Personal Cloud as Platform: Mix and Match Wisely

As we colonize the cloud we'll want to mix and match web services in order to meet our needs. To do that it's helpful to analyze what the current crop of services actually do. In many cases, if you stop to think about it, they conflate several different services in ways that are not easy to separate or recombine. Consider, for example, your use of Facebook or Flickr. The services they provide to you include:

  1. Publication
  2. Socialization
  3. Personal information management
  4. Archival storage

Since you have no contractual relationship with Facebook, nor with Flickr if you're not a Flickr Pro customer, none of these is a service in a true sense. But let's call them services anyway, and think about which are core offerings and which are peripheral.

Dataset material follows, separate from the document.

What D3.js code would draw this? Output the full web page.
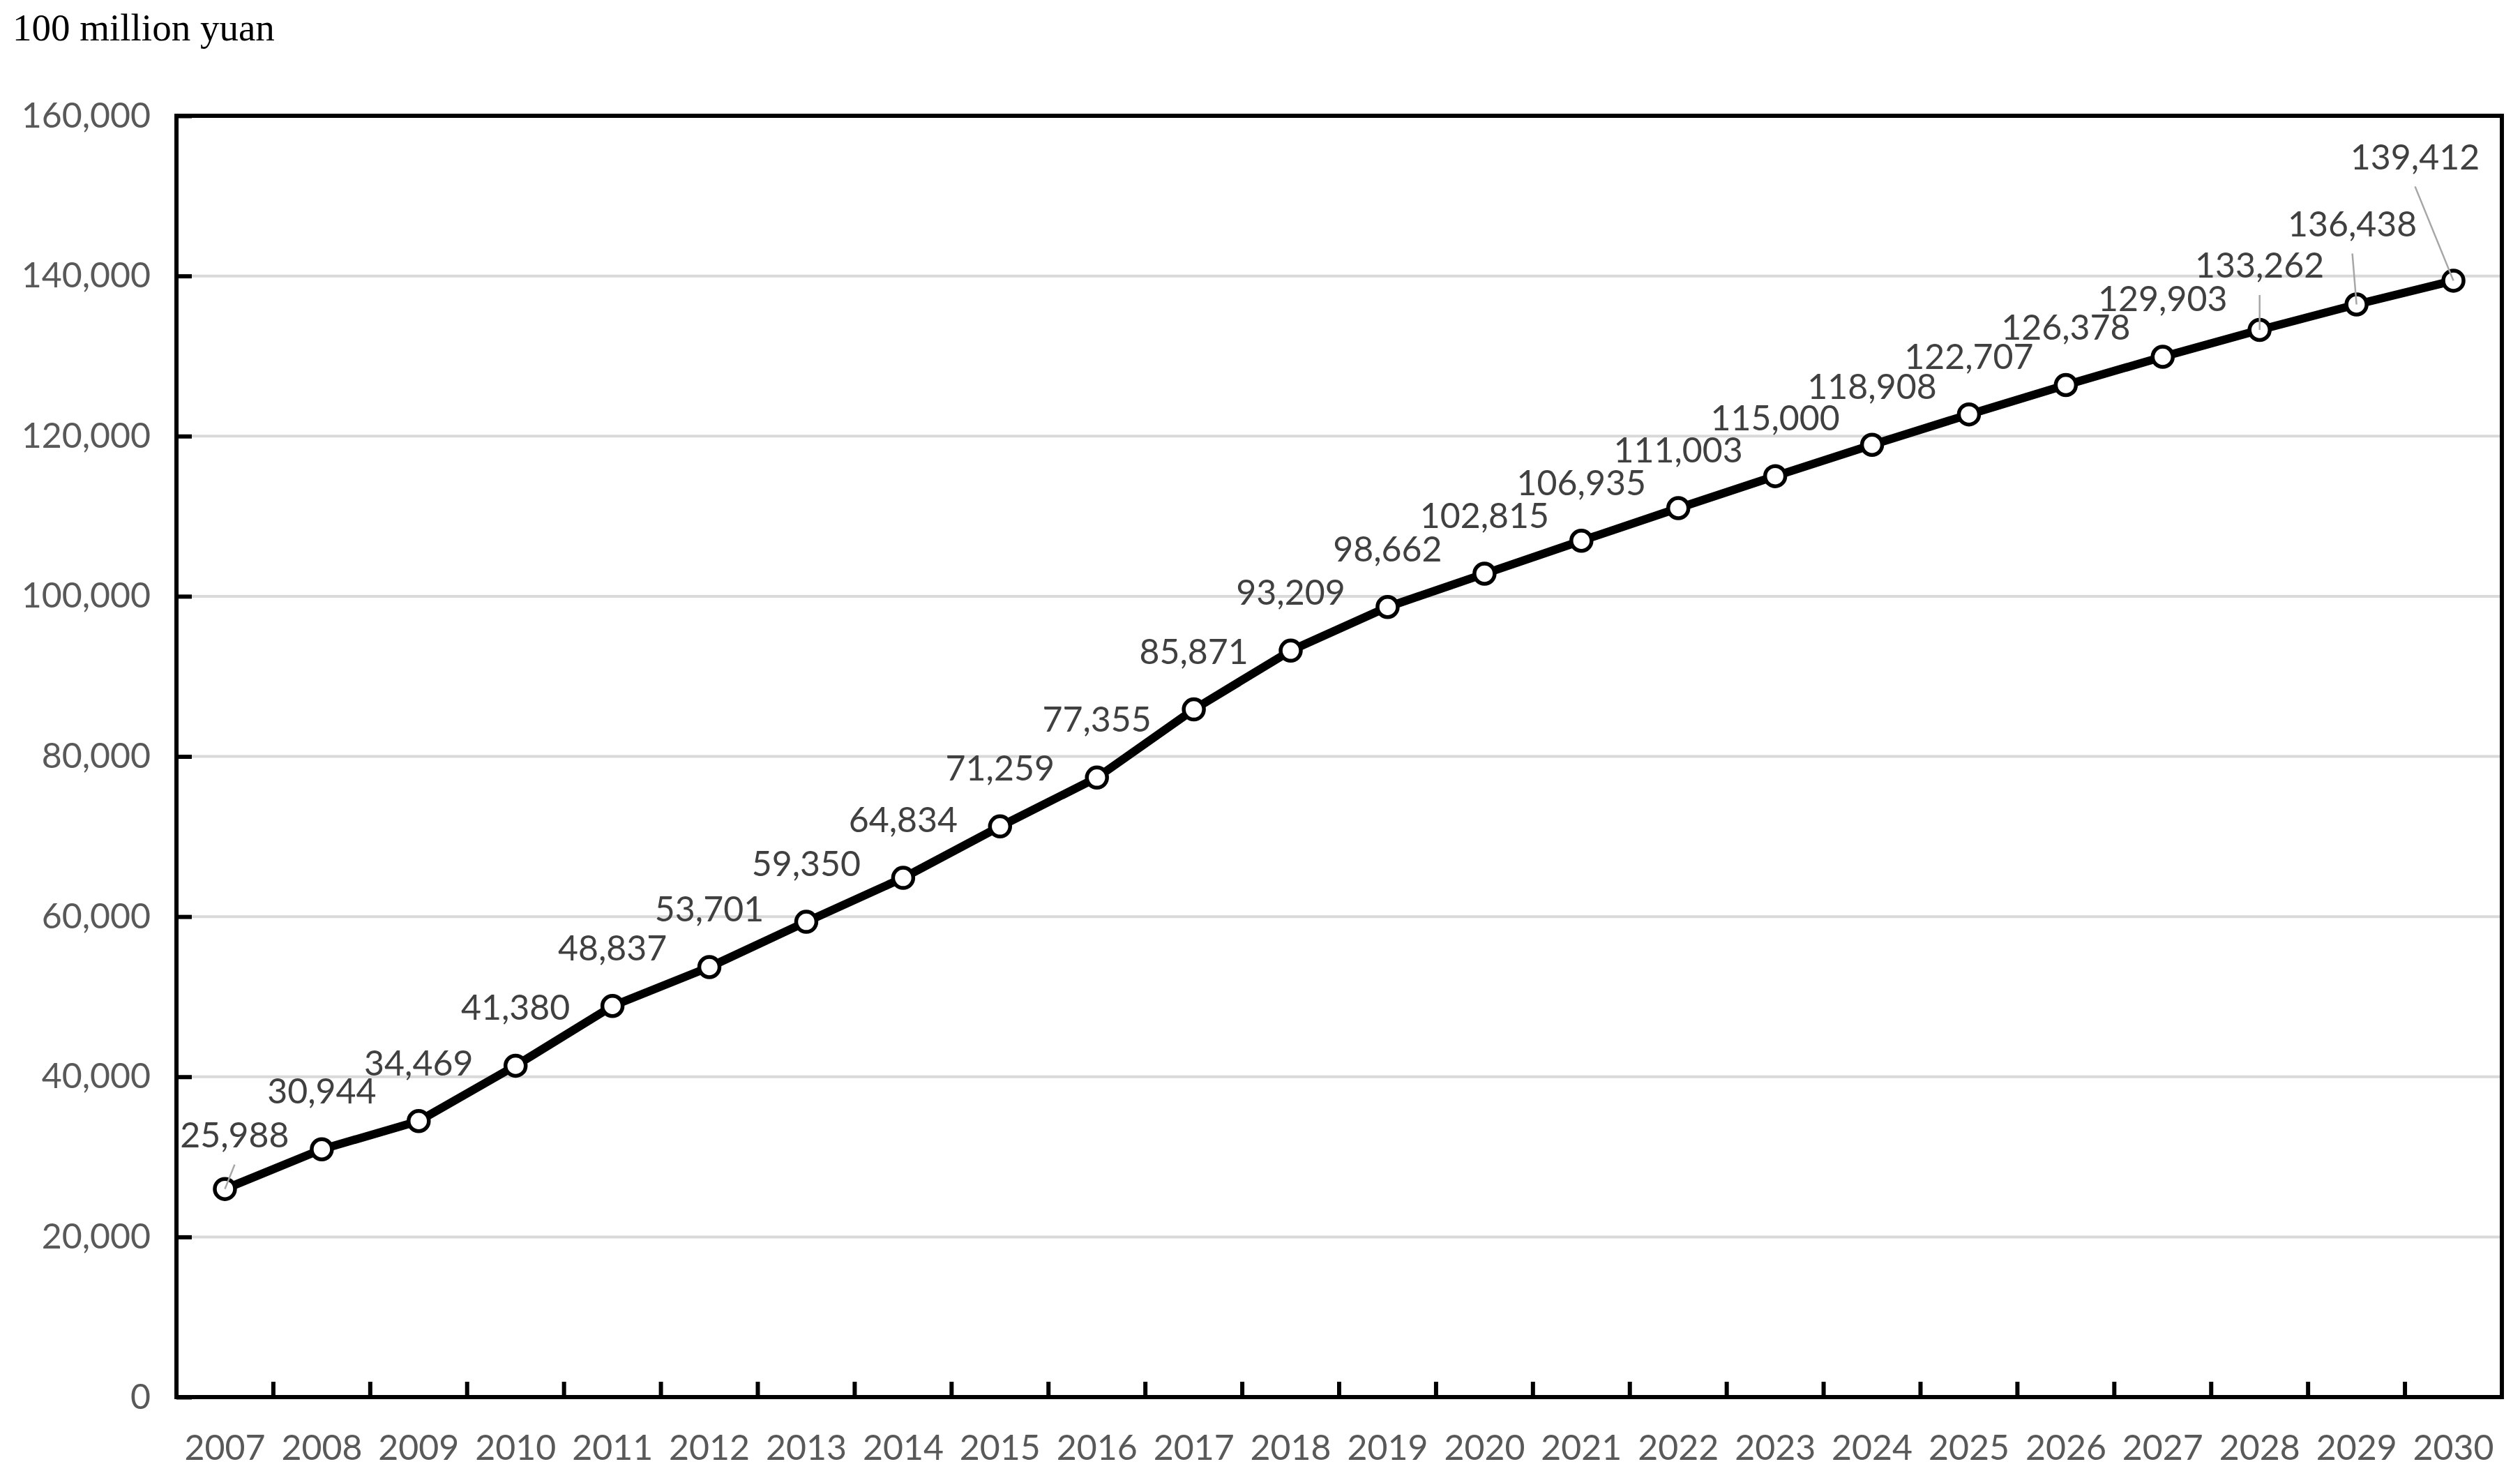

Clearly Facebook and Flickr are personal publishing platforms that socialize your data. Thanks to its robust tagging mechanism Flickr can, additionally, be a really effective tool for cloud-based personal information management, although I don't think many people have yet figured that out.

What about archival storage, though? Most Facebook users, like most users of the free version of Flickr, think of these services as cloud-based archives. Many, I'm sure, have content on these services that exists nowhere else. But of course they're not really archives. No contract requires these services to keep your stuff alive and available a year from now, or a decade, or for your grandchildren.

Archival storage is, in principal, orthogonal to the core services of publication and socialization. I imagine a world in which all my stuff lives in my own personal cloud, which has a contractual relationship with various services providers. One of these provides the service of archival storage. And there are many storage providers to choose from. Some will be free and ad-supported. Some will be cheap, but will offer only a basic guarantee of continuity -- say, 10 years. Some will be expensive but will offer a multi-generational guarantee.

I'll still want Facebook and Flickr to publish and socialize my stuff. How will they do that? By syndicating the stuff from my personal cloud. Obviously that is not something such services are willing and able to do today. But it's a scenario we ought to imagine and work toward.

The elmcity calendar syndication service demonstrates the principle in a small way. If you publish a calendar on a Facebook fan page, it can syndicate to an elmcity hub. For some organizations, that Facebook calendar is the primary and canonical source for that data. Although my service supports that choice, I don't recommend it. Why not? Links to events on that Facebook calendar only resolve for logged-in Facebook users. I think an organization's primary public calendar should live on the open web. So I recommend that organizations manage their own calendars on their own websites, or delegate them to services (Google Calendar, Hotmail Calendar) on the open web.

But you'd still like to socialize your events on Facebook. It's incredibly effective for that purpose. So, consider this event:

It was part of the Ann Arbor Summer Festival. If the calendar on that site offered an iCalendar feed I would regard it as primary. But since it doesn't, I routed the festival's Facebook calendar into the Ann Arbor hub in order to create this HTML view and this corresponding iCalendar feed.

From the perspective of the elmcity hub, the festival's calendar looks like any other inbound iCalendar feed, there's nothing significant about the fact that it came from Facebook. Let's suppose that the festival did publish its own iCalendar feed. The elmcity hub provides a way to route that data into Facebook without retyping it into a Facebook form. Here's how:

And here's the result:

I've done this here with my own Facebook identity, so I've only publicized the event to my own Facebook friends. But the owner of the Summer Festival's page could do the same in order to publicize the event to its fans.

I encourage you to think about your personal cloud as a platform for remixing other services in ways that align with your needs and interests.